Sotto questo profilo lo Stato (incluso naturalmente il Consiglio di Stato) ha invece, di volta in volta, “pescato” nella datatissima legislazione urbanistica nazionale6, parziali e spesso obsolete parti ritenute e utilizzate come principi fondamentali “in essere”, in attesa di quelli “nuovi” da legiferare in ossequio all’art 117 Cost. sul “governo del territorio” (materia concorrente che ha nel 2001 sostituito, comprendendola in sé, l’urbanistica).

 

1 Già Professore Ordinario di Urbanistica, Dipartimento Interateneo Scienze Progetto e Politiche per il Territorio-DIST, Politecnico e Università di Torino; Presidente INU Piemonte e valle d’Aosta.

 

2 Art 18. (Rilancio degli investimenti in edilizia): Al fine di favorire la ripartenza dell’attività edilizia e l’attrazione di investimenti sul territorio regionale, in considerazione dell’emergenza da Covid-19, nell’esercizio 2020 la Regione stanzia 26 milioni di eu (“a sportello”) a favore dei Comuni per compensare, fino a un massimo di eu 50.000,00 per intervento, i mancati introiti del contributo sul costo di costruzione dal quale vengono parzialmente esentati (fino a 50.000 eu) gli interventi edilizi. 

 

3 Ricorso per legittimità costituzionale N. 64 del 31 luglio 2020.

 

4 La l.r. 22 del 1 ottobre 2020 è un intervento normativo predisposto di urgenza dalla Regione al fine di adeguare la legge regionale n. 13 del 29 maggio 2020 alle censure mosse da parte di alcuni Ministeri, anche su altri articoli non facenti parte dei 5 impugnati in sede di verifica di legittimità costituzionale svolta ai sensi dell’art. 126 della Costituzione; ciò in ossequio all’impegno istituzionale sottoscritto dalla Regione a modificare il testo originario, nell’ottica della leale collaborazione tra Enti costituzionali.

 

5 L’articolo 63 avrebbe avuto l’intento di portare il permesso di costruire convenzionato (di cui all’art. 28 bis del Dpr 380/2001) a più diffuse applicazioni, per il carattere sostanzialmente equivalente, ma più rapido e semplice di questo titolo, ai Piani esecutivi convenzionati, nei casi di maggior semplicità urbanistica così come disciplinate dalla l.r. 13/2020), ovviando alla relativa incertezza della norma statale.
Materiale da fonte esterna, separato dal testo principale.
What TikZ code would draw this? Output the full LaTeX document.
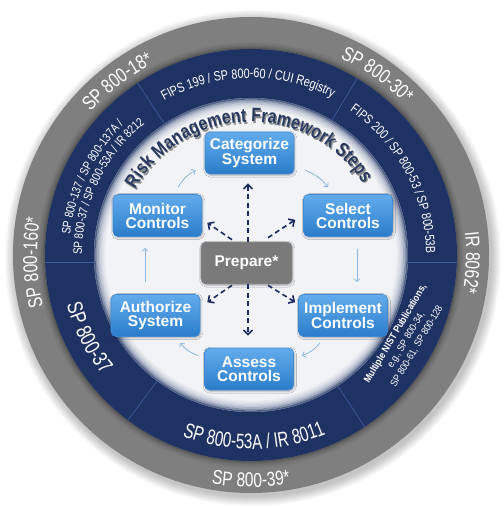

La Regione ha però ritenuta urgente l’abrogazione preventiva dell’art. 63 poiché un’eventuale caducazione in sede di giudizio da parte della Corte Costituzionale potrebbe causare rilevanti danni imputabili alla regione stessa per gli eventuali atti assunti tra l’entrata in vigore della norma regionale avvenuta il 29.5.2020 e il suo eventuale annullamento, esponendola a conseguente procedimento contabile per avere causato danno erariale anche ad amministrazioni terze.

 

6 O in norme strettamente ad essa connesse, vedi ad esempio il DM 1444/1968 sugli standard urbanistici Zone omogenee, distanze ed altro, o l’invocatissimo atto “regolamentare” del Dpr 380/2001, da tempo in lavorazione per una modifica un po’ più organica delle molteplici episodiche modifiche introdotte all’interno di provvedimenti legislativi di tipo congiunturale-emergenziale).